Maza's Story - Bethel Travels to Ethiopia

Authored by: 
Cassie Lachance, Zion Mennonite Fellowship

 

 

The room was small and dark. Shadows clung to the walls and flickered with the changing daylight seeping through the door. On the floor water glinted in patches. Every thing had been washed and the room was spotless in anticipation for us: three white people, three strangers. Against the left wall was a bureau, against the right a table and in the corner was a bed. Sweeping aside a curtain we were shown into another small, dark room straight ahead. It was so dark all I remember seeing were some woven baskets and a little fire. There was a patch of daylight onwards, at the back of that room.

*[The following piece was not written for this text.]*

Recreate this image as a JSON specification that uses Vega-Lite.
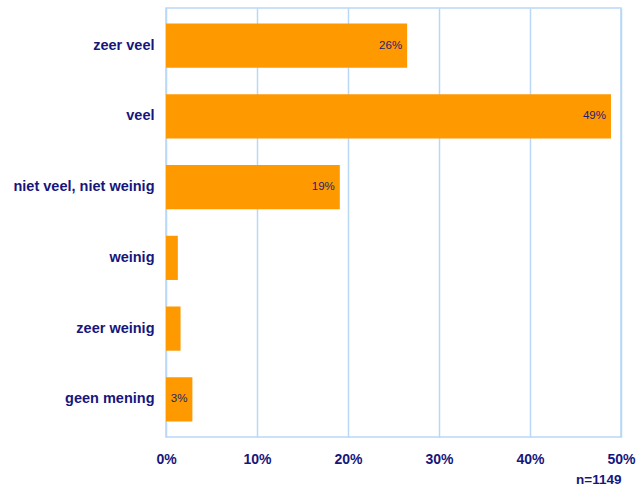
{
  "$schema": "https://vega.github.io/schema/vega-lite/v6.json",
  "autosize": "none",
  "width": 455,
  "height": 429,
  "padding": {"left": 166, "top": 8, "right": 16, "bottom": 49},
  "background": "white",
  "config": {
    "font": "Liberation Sans",
    "view": {"stroke": "#b9d8f7", "strokeWidth": 1.5}
  },
  "data": {
    "values": [
      {"cat": "zeer veel", "value": 0.265, "label": "26%"},
      {"cat": "veel", "value": 0.489, "label": "49%"},
      {"cat": "niet veel, niet weinig", "value": 0.191, "label": "19%"},
      {"cat": "weinig", "value": 0.013, "label": ""},
      {"cat": "zeer weinig", "value": 0.016, "label": ""},
      {"cat": "geen mening", "value": 0.029, "label": "3%"}
    ]
  },
  "encoding": {
    "y": {
      "field": "cat",
      "type": "nominal",
      "sort": null,
      "scale": {"paddingInner": 0.375, "paddingOuter": 0.22},
      "axis": {
        "title": null,
        "ticks": false,
        "domain": false,
        "grid": false,
        "labelFont": "Liberation Sans",
        "labelFontSize": 14.5,
        "labelFontWeight": "bold",
        "labelColor": "#16167c",
        "labelPadding": 12
      }
    },
    "x": {
      "field": "value",
      "type": "quantitative",
      "scale": {"domain": [0, 0.5], "nice": false},
      "axis": {
        "values": [0, 0.1, 0.2, 0.3, 0.4, 0.5],
        "format": ".0%",
        "title": "n=1149",
        "titleAnchor": "end",
        "titleAlign": "right",
        "titleFont": "Liberation Sans",
        "titleFontSize": 13.5,
        "titleFontWeight": "bold",
        "titleColor": "#16167c",
        "titlePadding": 6,
        "ticks": false,
        "tickSize": 0,
        "domain": false,
        "grid": true,
        "gridColor": "#b9d8f7",
        "gridWidth": 1.5,
        "labelFont": "Liberation Sans",
        "labelFontSize": 14,
        "labelFontWeight": "bold",
        "labelColor": "#16167c",
        "labelPadding": 15,
        "labelFlush": false
      }
    }
  },
  "layer": [
    {"mark": {"type": "bar", "color": "#ff9900"}},
    {
      "mark": {"type": "text", "align": "right", "dx": -5, "baseline": "middle", "fontSize": 11.5, "color": "#1f1f70", "font": "Liberation Sans"},
      "encoding": {"text": {"field": "label"}}
    }
  ]
}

Stepping out we discovered the tiniest back yard I’d ever seen, and the outhouse. That was it.

 

After our humble tour we retreated back to the front room where we sat on chairs and examined the room intensely in search of pleasant things to say. Maza spoke very good English so between the three of us we kept somewhat of a conversation going by asking her questions about herself, her sister and their home.

 

Her story is this story, the one I am trying to loyally retell from flickering memories.

 

Tom, Crystal and I were introduced to Maza at the orphanage. It was the Sunday afternoon that we were to spend visiting the families of the kids who aren’t necessarily orphans but come to Yosef to receive support from the orphanage because their parents can’t support them. Together we walked out of the orphanage compound and headed towards the main road so we could catch a bajaj to get to her home. Everyone stopped what they were doing to watch as the girl led us from the bajaj into one of the houses along the street. I prayed that we wouldn’t cause any trouble for them after we left.

 

Maza introduced us to her sister, Baiza, and two of their friends that were there as well. We were treated with the utmost respect and were given orange Miranda to drink while sitting on the only chairs they had. Baiza brought out their coffee making kit and the ceremony began. While we watched, fascinated with the gebena (traditional Ethiopian coffee pot) being heated on the red coals, the fragrant smell of coffee filling our noses and the young girl shyly preparing the traditional drink, Maza unfolded her story.

 

Death had hung his hat and cloak in their home. The girls’ father died when they were very young but they were blessed with a mother who was a school teacher: an educated woman who could earn a good income. Their mother was a Christian and the girls also chose to follow Christ. I am sure things were still tough but from what I could tell by Maza’s voice and gestures, these were happy times. Then four years ago, when Maza was fifteen and Baiza eleven, their mother died. We didn’t ask why or how or how they have managed till now.  I still don’t know the answers but I believe Baiza and Maza are still struggling to lift that heavy shroud from their young shoulders.

 

As far as I could tell, Maza has been looking after her sister for the past four years. Somehow they have managed to keep a house and the furniture that belonged to their parents. Baiza, who is now fifteen, lives at home, alone; while her sister is currently studying at the university in Nazret. Maza comes back every Sunday to visit. We asked if anyone was looking after Baiza and were glad to hear that their friends looked in from time to time.

 

I guess this is a story of strength and God’s faithfulness. I am nineteen years old and I can’t imagine how hard it would be to be fifteen and taking care of my sisters, trying to fill the roll of mother and father and being the breadwinner and still going to school and keeping my grades up so that maybe one day I could go to university and then get a good job. I can’t imagine being eleven and losing my mother, my sole caregiver. I can’t imagine the pain and sorrow of watching my sister struggle to support us and trying to fill the spot of my mother, of trying to teach me things my mother should have, and tell me the stories that should have been my mother’s to tell. And yet by the grace and love of their Heavenly Father they have survived and are glowing. Their church family and friends have been most supportive and Maza told us how she and her sister are in the choir at church. There was a certain sadness that still clings to that house but the sisters who live in that dark house shine with love for each other. We weren’t supposed to but we gave them a gift, to cover the cost of the bajaj and a little extra so that the two sisters could treat themselves. The tears in Maza’s eyes were priceless.